וְלֹא נִמְצָא נָשִׁים יָפוֹת, כִּבְנוֹת אִיּוֹב–בְּכָל-הָאָרֶץ; וַיִּתֵּן לָהֶם אֲבִיהֶם נַחֲלָה, בְּתוֹךְ אֲחֵיהֶם.
And in all the land were no women found so fair as the daughters of Job; and their father gave them inheritance among their brethren.
Finally, God informs Moshe that he will die soon. There appears to be an insinuation that Moshe may have lived much longer than he did (120 years), had he not disobeyed when he struck the rock to give water. Thus, the Children of Israel will need a new shepherd to guide them into Israel and the future. God states that Yehoshu`a, one of the two scouts who told the truth, will be his successor. Yehoshu`a was to stand before Ele`azar, the high priest, and the community to be appointed by Moshe as the successor. Again, we see that the leader is not to be elected. In this case, direct inheritance is not required. The leader must also be a man of good character who is honest and optimistic, as Yehoshu`a was.
Inheritance is an important issue in liberty. Many take a view that every man and woman should build themselves up and have no born advantage. There is still a question of what to do with someones property when they die. These same people argue that it should go to the government to be redistributed to various purposes: an estate (or death) tax. It is commonly mocked that you get taxed even in death. Resisting this is the command of the Torah: we are to give our property to our family, whoever is there to accept it. The government may not take it to redistribute, nor may it take possession as ward. This is commonly done today when someone dies without a will and without clear heirs. The government seizes their property, rather than attempt to find the nearest kin.

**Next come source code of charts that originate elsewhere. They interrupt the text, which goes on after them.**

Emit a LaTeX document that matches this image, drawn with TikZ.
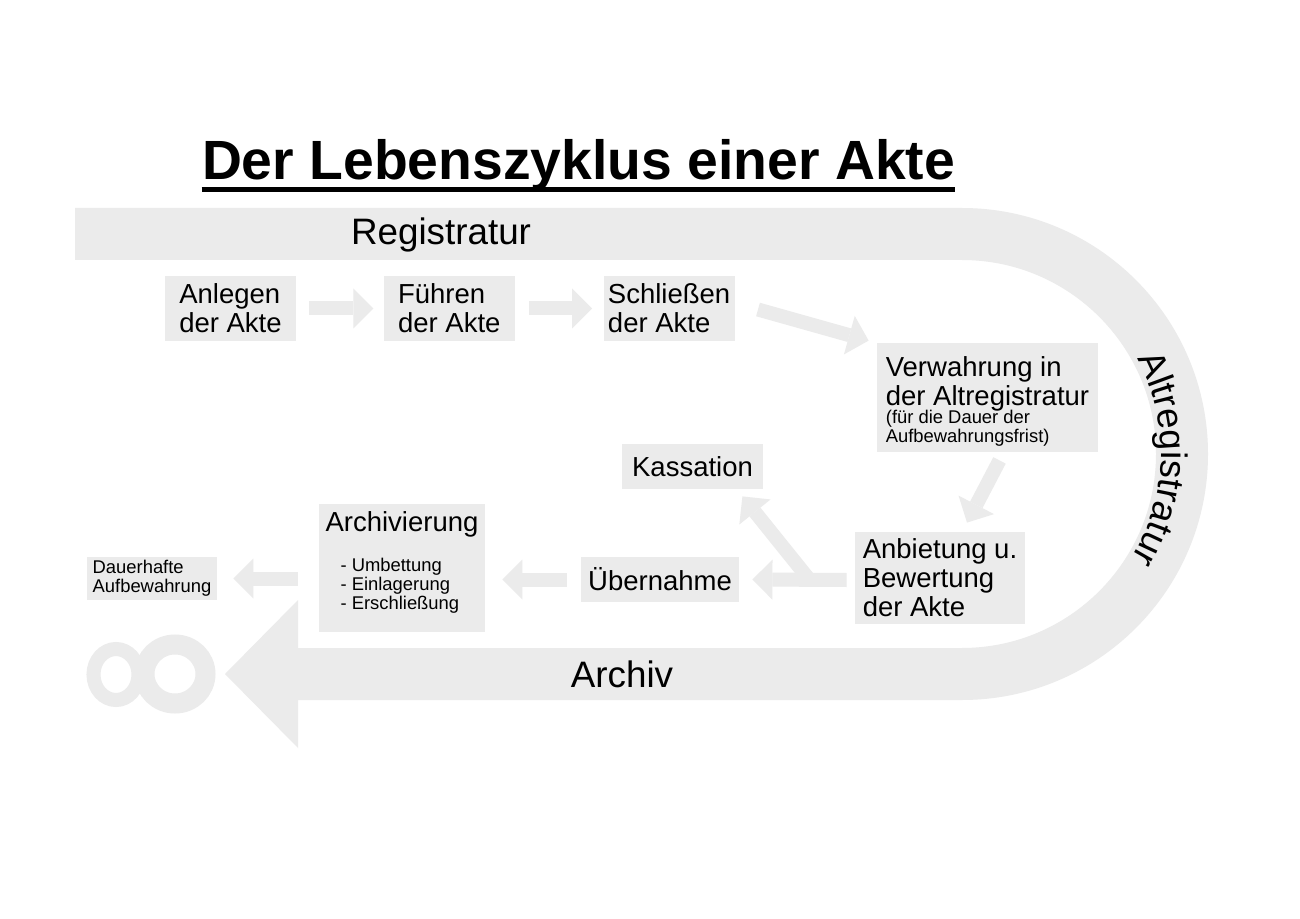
\documentclass[tikz,border=0pt]{standalone}
\usepackage{fontspec}
\setmainfont{Liberation Sans}
\usepackage{tikz}
\usetikzlibrary{arrows.meta, positioning, calc, decorations.text}
\definecolor{bandgray}{RGB}{235, 235, 235}
\newcommand{\cycletitlefont}{\bfseries\fontsize{27.65pt}{30pt}\selectfont}
\newcommand{\cyclebandfont}{\fontsize{18.4pt}{20pt}\selectfont}
\newcommand{\cycleboxfont}{\fontsize{13.75pt}{14.5pt}\selectfont}
\newcommand{\cyclenotefont}{\fontsize{9.2pt}{9.5pt}\selectfont}

\begin{document}
\begin{tikzpicture}[
    x=0.5pt, y=-0.5pt,
    box/.style={fill=bandgray, inner sep=0pt, align=left, font=\cycleboxfont},
    band/.style={font=\cyclebandfont},
    flow/.style={draw=bandgray, line width=7pt,
                 -{Triangle[length=10pt, width=20pt, line width=0pt]}},
]
    \fill[white] (0,0) rectangle (1300,919);
    \useasboundingbox (0,0) rectangle (1300,919);

    \draw[bandgray, line width=26pt] (75,234) -- (962,234)
        arc[start angle=90, end angle=-90, radius=110pt] -- (298,674);
    \fill[bandgray] (298,600) -- (225,674) -- (298,748) -- cycle;
    \draw[bandgray, line width=7pt] (116,674.5) ellipse[x radius=22.5, y radius=25.5];
    \draw[bandgray, line width=10pt] (175,674) ellipse[x radius=30.5, y radius=29.5];

    \node[font=\cycletitlefont, inner sep=0pt, anchor=base] (title) at (578.5,180)
        {Der Lebenszyklus einer Akte};
    \draw[line width=2.5pt] ([yshift=-4.75pt]title.base west)
        -- ([yshift=-4.75pt]title.base east);

    \node[band] (registratur) at (441,235) {Registratur};
    \node[band] (archiv) at (622,674) {Archiv};
    \path[decorate, decoration={text along path, text align=center,
          text={|\cyclebandfont|Altregistratur}}]
        (962,454) ++(38:99.5pt) arc[start angle=38, end angle=-41, radius=99.5pt];

    \node[box, minimum width=65.5pt, minimum height=32.5pt] (anlegen)
        at (230.5,308.5) {Anlegen\\der Akte};
    \node[box, minimum width=65.5pt, minimum height=32.5pt, right=43.5pt of anlegen]
        (fuehren) {Führen\\der Akte};
    \node[box, minimum width=65.5pt, minimum height=32.5pt, right=44pt of fuehren]
        (schliessen) {Schließen\\der Akte};
    \node[box, minimum width=110.5pt, minimum height=54.5pt] (verwahrung)
        at (987.5,397.5) {\rule{0pt}{14pt}Verwahrung in\\der Altregistratur\\[-5.5pt]
        {\cyclenotefont(für die Dauer der}\\[-5pt]
        {\cyclenotefont Aufbewahrungsfrist)}};
    \node[box, minimum width=85pt, minimum height=46pt] (anbietung)
        at (940,578) {Anbietung u.\\Bewertung\\der Akte};
    \node[box, minimum width=70.5pt, minimum height=22.5pt] (kassation)
        at (692.5,466.5) {Kassation};
    \node[box, minimum width=79pt, minimum height=22.5pt] (uebernahme)
        at (660,579.5) {Übernahme};
    \node[box, minimum width=83pt, minimum height=64pt] (archivierung)
        at (402,568) {Archivierung\\[5.5pt]
        {\cyclenotefont\hspace*{7.5pt}- Umbettung}\\[-5pt]
        {\cyclenotefont\hspace*{7.5pt}- Einlagerung}\\[-5pt]
        {\cyclenotefont\hspace*{7.5pt}- Erschließung\rule[-7pt]{0pt}{7pt}}};
    \node[box, font=\cyclenotefont, minimum width=65pt, minimum height=21.5pt]
        (dauerhaft) at (152,578.5) {Dauerhafte\\Aufbewahrung};

    \draw[flow, shorten <=6.5pt, shorten >=5pt] (anlegen) -- (fuehren);
    \draw[flow, shorten <=7pt, shorten >=5.5pt] (fuehren) -- (schliessen);
    \draw[flow] ($(schliessen.east)+(23,1)$) -- ($(verwahrung.north west)+(-8,-2)$);
    \draw[flow] ($(verwahrung.south)+(12,8)$) -- ($(anbietung.north)+(27,-9)$);
    \draw[flow] ($(anbietung.west)+(-8,2)$) -- ($(uebernahme.east)+(13,0)$);
    \coordinate (branch) at ($(anbietung.west)+(-45,2)$);
    \draw[flow] (branch) -- ($(kassation.south east)+(-21,7)$);
    \draw[flow, shorten <=7pt, shorten >=8.5pt] (uebernahme.west)
        -- (uebernahme.west -| archivierung.east);
    \draw[flow, shorten <=10.5pt, shorten >=8pt] (archivierung.west |- dauerhaft.east)
        -- (dauerhaft.east);
\end{tikzpicture}
\end{document}
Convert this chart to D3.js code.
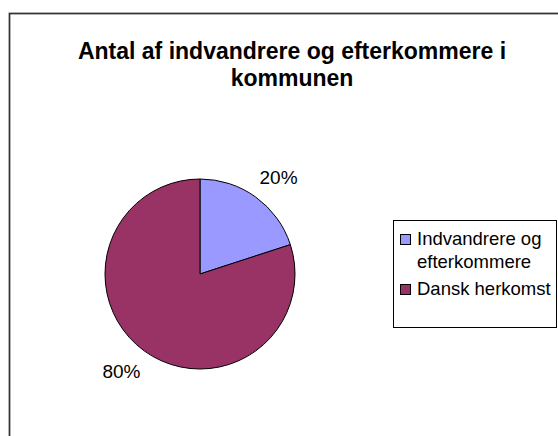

The family is repeatedly cited by many thinkers as the greatest force against the centralization of the state and power. Indeed, one almost always feels a strong connection to his family no matter what. Family members will defend their own, even when one of them has done wrong. This is a good thing and can be a powerful force. A great modern example is how the Bundy family in Nevada stood up to a gang of powerful criminals, drew in outside support, and won the day. With inheritance, families can bond well and accumulate resources that make them stronger in the face of a prospective power organization. If each family was strong and wealthy, any outlaws who wanted to form a government would have a difficult time. Thus, we are encouraged to take steps to build and sustain these bonds, and also ensure our descendants live better than we do today.